World’s Oldest Spider Dies at Age 43

Are you looking for an occupation with excellent job security? Have you considered the exciting field of spider watching? According to a new report, the world’s oldest spider has died at the age of 43 after being watched by the same arachnologist for its entire life. What are the benefits and is there any overtime?

“The research project was first initiated by Barbara York Main in 1974, who monitored the long-term spider population for over 42 years in the Central Wheatbelt region of Western Australia.”

According to the study about it published in the Pacific Conservation Biology Journal, the late arachnid was a 43-year-old Giaus Villosus trapdoor matriarch with a name unfitting of a world record holder – Number 16. In a statement announcing its demise, study lead author and PhD student Leanda Mason from the School of Molecular and Life Sciences at Curtin University honored both the record-setting trapdoor spider — named for their insidious practice of building burrows with a prey-catching trapdoor made from silk, dirt and plant matter – and the researcher who spent decades watching it swing that door open and closed.

“Through Barbara’s detailed research, we were able to determine that the extensive life span of the trapdoor spider is due to their life-history traits, including how they live in uncleared, native bushland, their sedentary nature and low metabolisms.”

Trapdoor spiders are found throughout Australia as well as in the warmer areas of North and South America, Africa and China. While their natural enemy is spider wasps, the greatest destroyers of trapdoor spiders are humans who fear them because they’re big, (up to 4 cm (1.5 in) in length), venomous (although their toxin is merely painful, not dangerous, to humans) and smart — they can build trap doors! What would happen if millions of them joined forces to build giant ones?

Fortunately, they’re content to hide behind their trapdoors waiting for insects, frogs, baby birds, baby snakes, mice and small fish. In fact, only the males venture out of their burrows, for the sole purpose of – no surprise here – finding a mate. That made the 43-year job of watching Number 16 pretty easy for Barbara York Main, who is now 88.

“Through Barbara’s detailed research, we were able to determine that the extensive life span of the trapdoor spider is due to their life-history traits, including how they live in uncleared, native bushland, their sedentary nature and low metabolisms.”

What a job! Watching a female spider that never leaves home even to mate or eat, is naturally sedentary and has a low metabolism. As any teenage girl will tell you, that sure beats babysitting. It pays better too. While being an arachnologist requires a college degree in wildlife biology or zoology, pay can range from a low of $35,600 and a high of $93,400 per year. Most of those are government jobs, with zoos and teaching as other options.

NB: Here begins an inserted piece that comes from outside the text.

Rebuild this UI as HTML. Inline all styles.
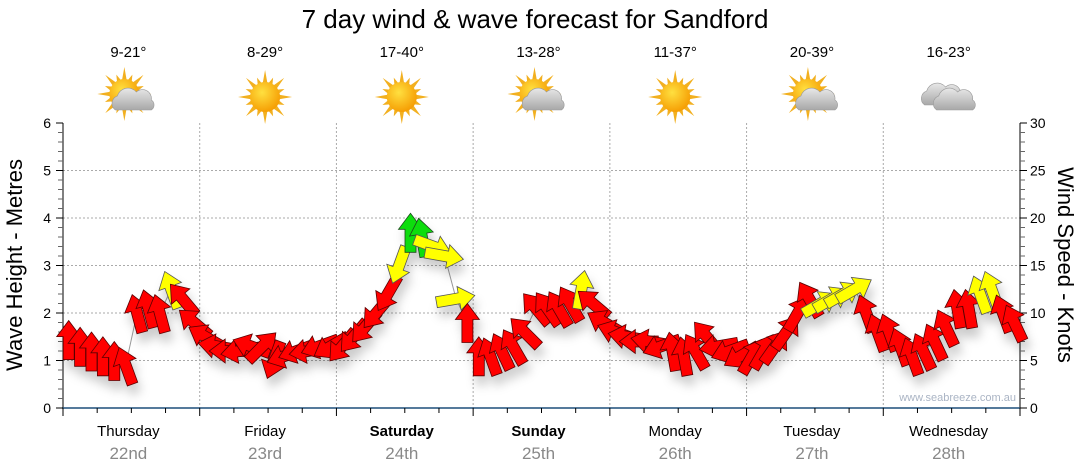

Other than the obvious potential to be bitten by a venomous spider, the biggest job hazard seems to be getting too attached to your subject. While Leanda Mason misses her former now-retired professor, Barbara York Main, she feels far worse about the death of Number 16.

“We’re really miserable about it. We were hoping she could have made it to 50 years old.”

Let’s hope she’s consoled by that $93,400 annual salary for watching sedentary spiders.